Существо же, ожившее в холодном свете лабораторных ламп, становится сердцем фильма и любимцем режиссера. Это не чудовище, а раненный миром ребенок, который впервые открывает глаза и видит тьму там, где надеялся найти тепло. Джейкоб Элорди красив и трогателен даже в гриме, в каждом его жесте – робкая попытка прикоснуться к жизни, в каждом взгляде – немой вопрос о том, зачем его создали. Он тянется к людям как к источнику смысла, и каждый отказ, каждое испуганное отступление оставляет на нем невидимый, но горящий шрам. Он, как брошенный щенок, осторожно наблюдает, и никогда не нападает сам, только защищается.

Гильермо дель Торо не был бы самим собой, если бы отказался от своего «фирменного» визуального стиля. Говорить о том, насколько красив фильм можно бесконечно, хочется останавливать кадры просто ради того, чтобы рассматривать их как самостоятельные картины.
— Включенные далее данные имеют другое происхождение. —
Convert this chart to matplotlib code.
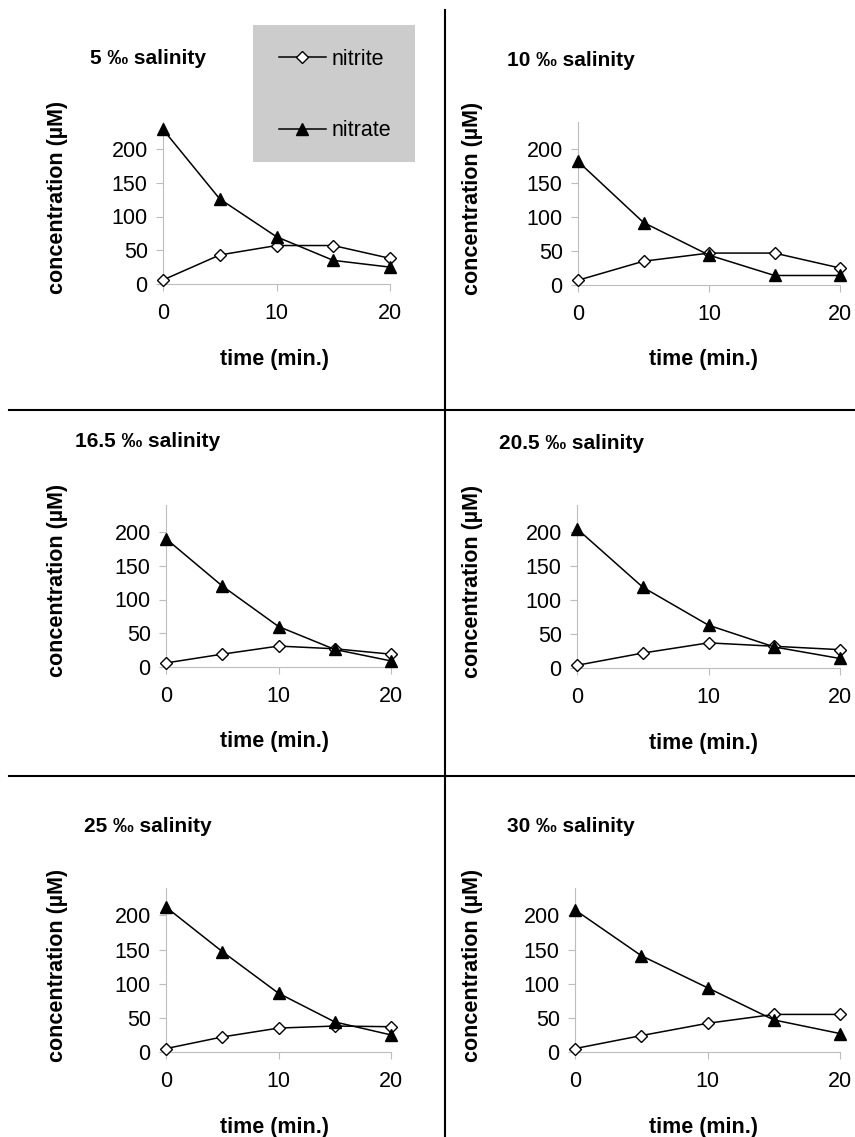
import matplotlib.pyplot as plt
from matplotlib.lines import Line2D
from matplotlib.patches import Rectangle

plt.rcParams['font.family'] = ['Liberation Sans', 'DejaVu Sans']

# time points (min.)
time = [0, 5, 10, 15, 20]

titles = ['5 ‰ salinity', '10 ‰ salinity', '16.5 ‰ salinity',
          '20.5 ‰ salinity', '25 ‰ salinity', '30 ‰ salinity']

# concentrations (uM)
nitrite_5 = [6, 43, 57, 57, 38]
nitrate_5 = [229, 126, 70, 35, 25]
nitrite_10 = [7, 35, 47, 47, 25]
nitrate_10 = [182, 92, 44, 14, 14]
nitrite_16 = [6, 19, 31, 27, 19]
nitrate_16 = [190, 120, 60, 26, 9]
nitrite_20 = [4, 22, 37, 32, 27]
nitrate_20 = [205, 119, 63, 31, 14]
nitrite_25 = [5, 22, 35, 38, 37]
nitrate_25 = [212, 147, 86, 44, 25]
nitrite_30 = [5, 24, 42, 55, 55]
nitrate_30 = [208, 141, 94, 47, 27]

nitrite = [nitrite_5, nitrite_10, nitrite_16, nitrite_20, nitrite_25, nitrite_30]
nitrate = [nitrate_5, nitrate_10, nitrate_16, nitrate_20, nitrate_25, nitrate_30]

W, H = 855, 1137
fig = plt.figure(figsize=(W / 100, H / 100), dpi=100)

def fx(x):
    return x / W

def fy(y):
    return 1 - y / H

# axes boxes in pixels: left, top, right, bottom
boxes = [(163, 122, 390, 284), (578, 122, 840, 285),
         (166, 505, 391, 667), (577, 505, 840, 668),
         (166, 888, 391, 1052), (575, 888, 840, 1052)]
title_x = [148, 571]
ylab_x = [58, 472]
xlab_x = [274, 703]

axis_grey = '#bdbdbd'
handles = None
for i, (l, t, r, b) in enumerate(boxes):
    col = i % 2
    ax = fig.add_axes([fx(l), fy(b), (r - l) / W, (b - t) / H])
    ax.set_facecolor('none')
    ln1, = ax.plot(time, nitrite[i], color='black', lw=1.1, marker='D', ms=6.5,
                   mfc='white', mec='black', mew=1, clip_on=False, zorder=3,
                   label='nitrite')
    ln2, = ax.plot(time, nitrate[i], color='black', lw=1.1, marker='^', ms=9,
                   mfc='black', mec='black', clip_on=False, zorder=3,
                   label='nitrate')
    if handles is None:
        handles = [ln1, ln2]
    ax.set_xlim(0, 20)
    ax.set_ylim(0, 240)
    ax.set_xticks([0, 10, 20])
    ax.set_yticks([0, 50, 100, 150, 200])
    for s in ['top', 'right']:
        ax.spines[s].set_visible(False)
    for s in ['left', 'bottom']:
        ax.spines[s].set_color(axis_grey)
        ax.spines[s].set_linewidth(0.8)
    ax.tick_params(color=axis_grey, labelcolor='black', length=5, width=0.8,
                   labelsize=15.5)
    ax.tick_params(axis='x', pad=9)
    ax.tick_params(axis='y', pad=6)

    fig.text(fx(title_x[col]), fy(b - 225), titles[i], ha='center', va='center',
             fontsize=15, fontweight='bold')
    fig.text(fx(ylab_x[col]), fy(b - 87), 'concentration (µM)', rotation=90,
             ha='center', va='center', fontsize=15.5, fontweight='bold')
    fig.text(fx(xlab_x[col]), fy(b + 75), 'time (min.)', ha='center',
             va='center', fontsize=15.5, fontweight='bold')

# panel dividers
fig.add_artist(Line2D([fx(445), fx(445)], [fy(10), fy(1137)],
                      transform=fig.transFigure, color='black', lw=1.5))
for yy in [410, 776]:
    fig.add_artist(Line2D([fx(9), fx(855)], [fy(yy), fy(yy)],
                          transform=fig.transFigure, color='black', lw=1.5))

# legend box
fig.add_artist(Rectangle((fx(253), fy(162)), 162 / W, 137 / H,
                         transform=fig.transFigure, facecolor='#cccccc',
                         edgecolor='none', zorder=0))
fig.legend(handles, ['nitrite', 'nitrate'], loc='center',
           bbox_to_anchor=(fx(335), fy(95)), frameon=False, fontsize=15.5,
           handlelength=2.2, handletextpad=0.25, labelspacing=2.35)

fig.savefig('out.png', dpi=100)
Здесь каждая деталь работает на атмосферу: костюмы словно сошли с музейных витрин, наполненные фактурой, историческими аллюзиями и тем обаянием ручной работы, которое так любит режиссер. Декорации поражают разнообразием – от сырых подвалов и тесных лабораторий до залитых свечами залов и городских улиц, где готика органично переплетается с викторианскими мотивами. Даже природные локации, кажется, живут собственной жизнью: они то нависают над героями, то открываются перед ними величественными перспективами, создавая ощущение мира, который одновременно реален и нарочно метафизичен. Визуальная композиция фильма не просто фон для истории, а ее пульсирующее ядро. Дель Торо снова создает мир, в котором красота становится способом рассказа, а эстетика – продолжением мысли. И неспешность повествования (хронометраж 2.30) дает возможность сполна насладиться этой красотой.

«Франкенштейн» Гильермо дель Торо не пересказывает знакомый сюжет, а заново открывает его красоту – хрупкую, темную, уязвимую, пугающую и в то же время трогательную. Он бережно раскрывает слои истории, словно старинный рисунок, который слишком долго лежал в тени, и позволяет рассмотреть то, что ранее пряталось между строк: отчаяние творца, одиночество созданного, беззвучный крик о признании и любви, который так легко пропустить. Это «Франкенштейн», каким его ещё не видели – страшный, печальный, но и необычайно прекрасный, словно трагическая притча, рассказанная на языке живописи и света. Он остается верен духу Шелли, но делает акцент на том, что всегда было сердцем этой истории: на боли, которая соединяет людей крепче, чем кровь; на чудовище, которое оказывается человечнее человека; на создателе, который боится взглянуть в глаза собственному отражению.